Anno giubilare, nozze d’oro per Padre Lionello Melchiori: quest’anno celebra il suo cinquantesimo anniversario d’ordinazione sacerdotale. A Feriole lo festeggeremo il 17 settembre, ma intanto ci apre il suo cuore raccontando i sentimenti che lo animano.

In un libretto semplice e piacevole, scritto nel 2017 da Mons. Mario Delpini, ora arcivescovo della grande diocesi di Milano, intitolato “Reverendo che maniere”, quasi un vero libretto di galateo per i sacerdoti, mi piace ricordare quello che dice riguardo alla festa del sacerdote per gli anniversari di consacrazione. Anch’io quest’anno celebro il 50° anniversario di sacerdozio: sono stato ordinato il 29 aprile 1973 al mio paese natale, Nanno, in Val di Non, Trento.

Mons. Delpini scrive:

“La festa di un prete deve essere anzitutto la celebrazione delle opere di Dio; una certa enfasi ignora il senso della misura… cedendo alla tentazione di celebrare noi stessi, va perduta un’occasione per far del bene alla comunità che dobbiamo edificare”.

Se così fosse diventerei ridicolo, concludo io, perché sarebbe un’esaltazione di un dono che mi sono attribuito, quasi meritato, mentre mi accorgo che “tutto è grazia”, come cerco di ricordarmi sempre in questo periodo, quando molte persone si sentono quasi in dovere di ringraziarmi, mentre dovremmo tutti ringraziare Dio.

Ciò che sento importante per me:

  1. guardare al mio passato per rendermi conto che “non sono migliore di tanti altri”: è una Parola che Dio ripete spesso al suo popolo eletto e a tutti coloro che Egli sceglie per una Missione: è Dio che mi ha scelto, non per le mie qualifiche, capacità, intelligenza, saper vivere, ma mi ha scelto per quello che sono, con le mie fragilità e le mie debolezze.

Ma quello che Dio sceglie poi lo qualifica con dei doni impensati. Ad esempio: la vita, che ricevi dagli altri e che ti rimette al tuo posto, ti fa capire che “tutto quello che sei è dono di vita”, che hai ricevuto, che è segno dell’amore di Dio per te e che devi fare altrettanto con gli altri se vuoi vivere bene.

  1. Un episodio importante nel libro del profeta Geremia (Ger 18), nella bottega del vasaio: “Mi recai nella bottega del vasaio e mi fermai a guardarlo mentre lavorava al tornio. Ma il vaso, che egli stava modellando con la creta, a un certo punto si guastò tra le sue mani. Allora il vasaio prese altra creta e fece un nuovo vaso, a suo piacere”.
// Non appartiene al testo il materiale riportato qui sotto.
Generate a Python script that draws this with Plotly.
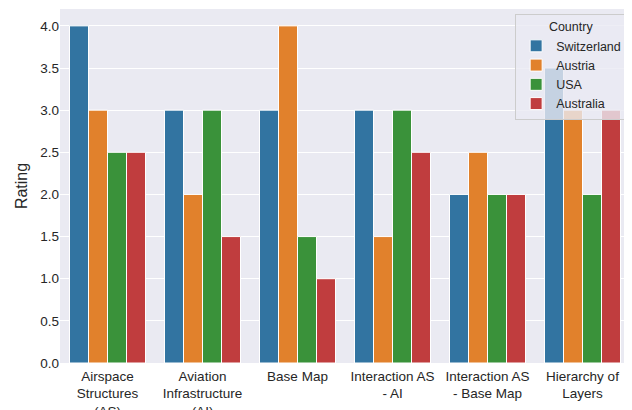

Nella mia vita ho spesso trovato che Dio, il vasaio, con la mia creta ha cercato di costruire la mia vita, ma spesso non ha potuto portare a termine il suo lavoro per una missione che aveva previsto per me, per colpa mia. Allora spesso si è dato da fare per propormi altre “soluzioni”, altri modi di vivere la sua Missione, che dovesse corrispondere alla mia vita da Lui voluta, ma mai corrisposta.

  1. Tra gli aiuti che mi sono stati donati da Dio e che considero preziosi da ricordare:

La comunità SMA che è diventata la mia famiglia, senza la quale nulla poteva diventare possibile, né in missione, né là dove mi trovo e che rimane essenziale per raggiungere ciò per cui Dio mi ha scelto.

La mia famiglia che sempre mi aiutato a perseguire quella vocazione alla quale mi sembrava di essere chiamato e che, anche oggi, devo riscoprire nelle sue diverse modalità di prete e missionario.

Grégoire, l’apostolo dei “dimenticati tra i più dimenticati” che sono i malati di mente in Africa e che ha dato alla mia vita di prete e missionario un motivo in più di dono per i più dimenticati e i più poveri.

Il rapimento e la liberazione di un confratello e amico: P. Gigi Maccalli: un segno in più per me che Dio mi ama e ascolta la mia e vostra preghiera.

L’amicizia e il sostegno spirituale e materiale di tante persone che, da sempre o da poco, sento vicine e con le quali condivido le “gioie e le speranze”, specialmente i più poveri, gli ammalati, gli esclusi e gli anziani, spesso lasciati soli a “marcire” nella loro solitudine.

Grazie a Dio e a tutti voi che sostenete questo dono fatto da Dio a me, alla Chiesa e alla Missione.